Data, data, data. Data it is so popular that there should be a song about it, if not a song then maybe a poem or two. Actually there are AI generated poems if that’s what floats your boat.
What does data need?
The reality is that data needs to be handled with care, it needs to be cleaned (or cleansed), it needs to be ordered and it needs to be structured, all at speed, volume and scale. LinkedIn knew this back in 2010 when they open sourced what is now called Kafka (yes, after Frank Kafka). Kafka is now a very popular message bus system for handling data, but why is that?
What are the alternatives?
There are many message bus systems (or ESBs) on the market and some are available within the computer's operating system like MSMQ or Rabbit MQ. Each message bus system is built for a particular reason and Kafka is built to handle events coming from millions of users on a platform like LinkedIn. IoT systems can utilise this by feeding real-time (msec data) from the ‘edge’ to the ‘cloud’, and this is what we do with Atlas Edge and Atlas Boost.
How does Kafka do this?
In a very simplistic view Kafka, like other service buses, is a producer/ consumer message bus where the data is collected and organised, like the sorting hat in Harry Potter.
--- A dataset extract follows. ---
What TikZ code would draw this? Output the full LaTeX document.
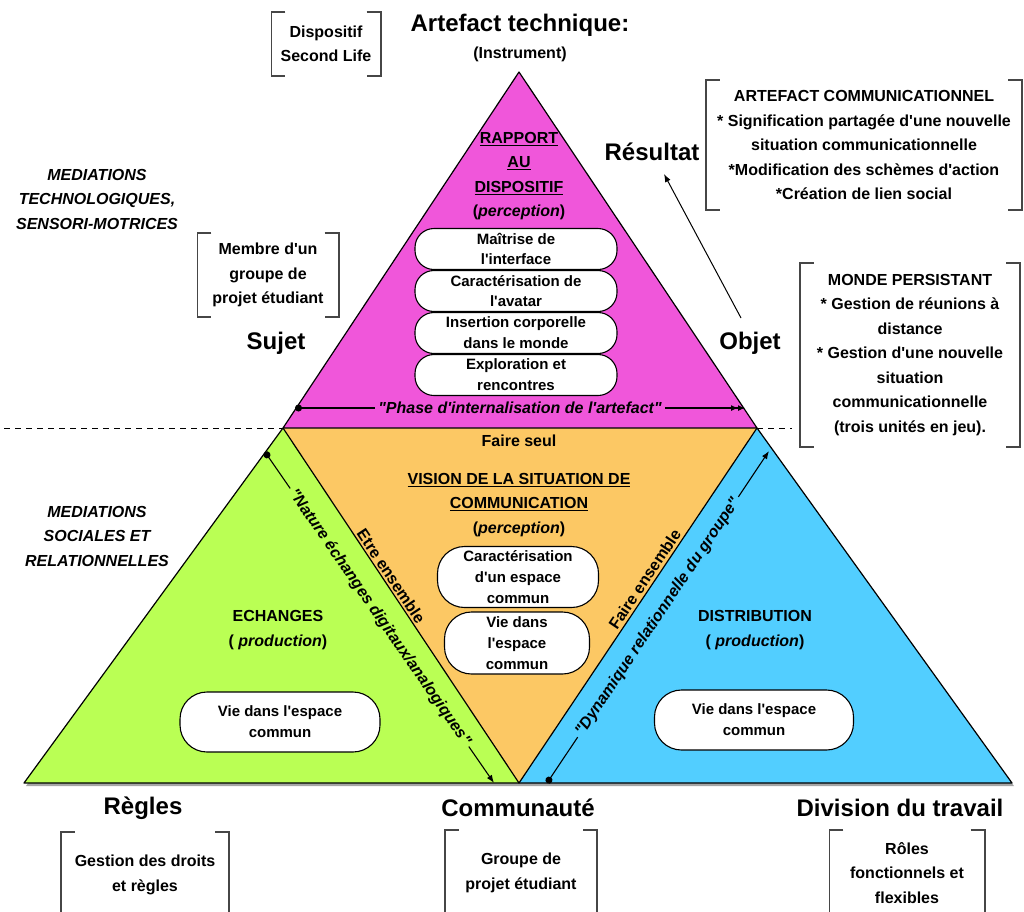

Once the data is sorted the consumers of the data can ‘subscribe’ to the topic. Not only that, the consumer can play off the pointers to the data replying to any of the data in the queue time and time again.
Remember tape recorders?
It is like having a series of hundreds old tape recorders being able to record data in real-time, at the same time they can play the data to hundreds of different speakers while allowing each user of the system to rewind and replay different parts of the data. This flexibility at speed and scale is what makes Kafka ideal for data architects to use to solve problems for customers.
It doesn’t stop there, with Kafka streams the data from various topics can also be used to combine, filter, and manipulate the source data into information. This is where we get the term streaming analytics from; real-time analysis of the data to generate KPI’s in a flash.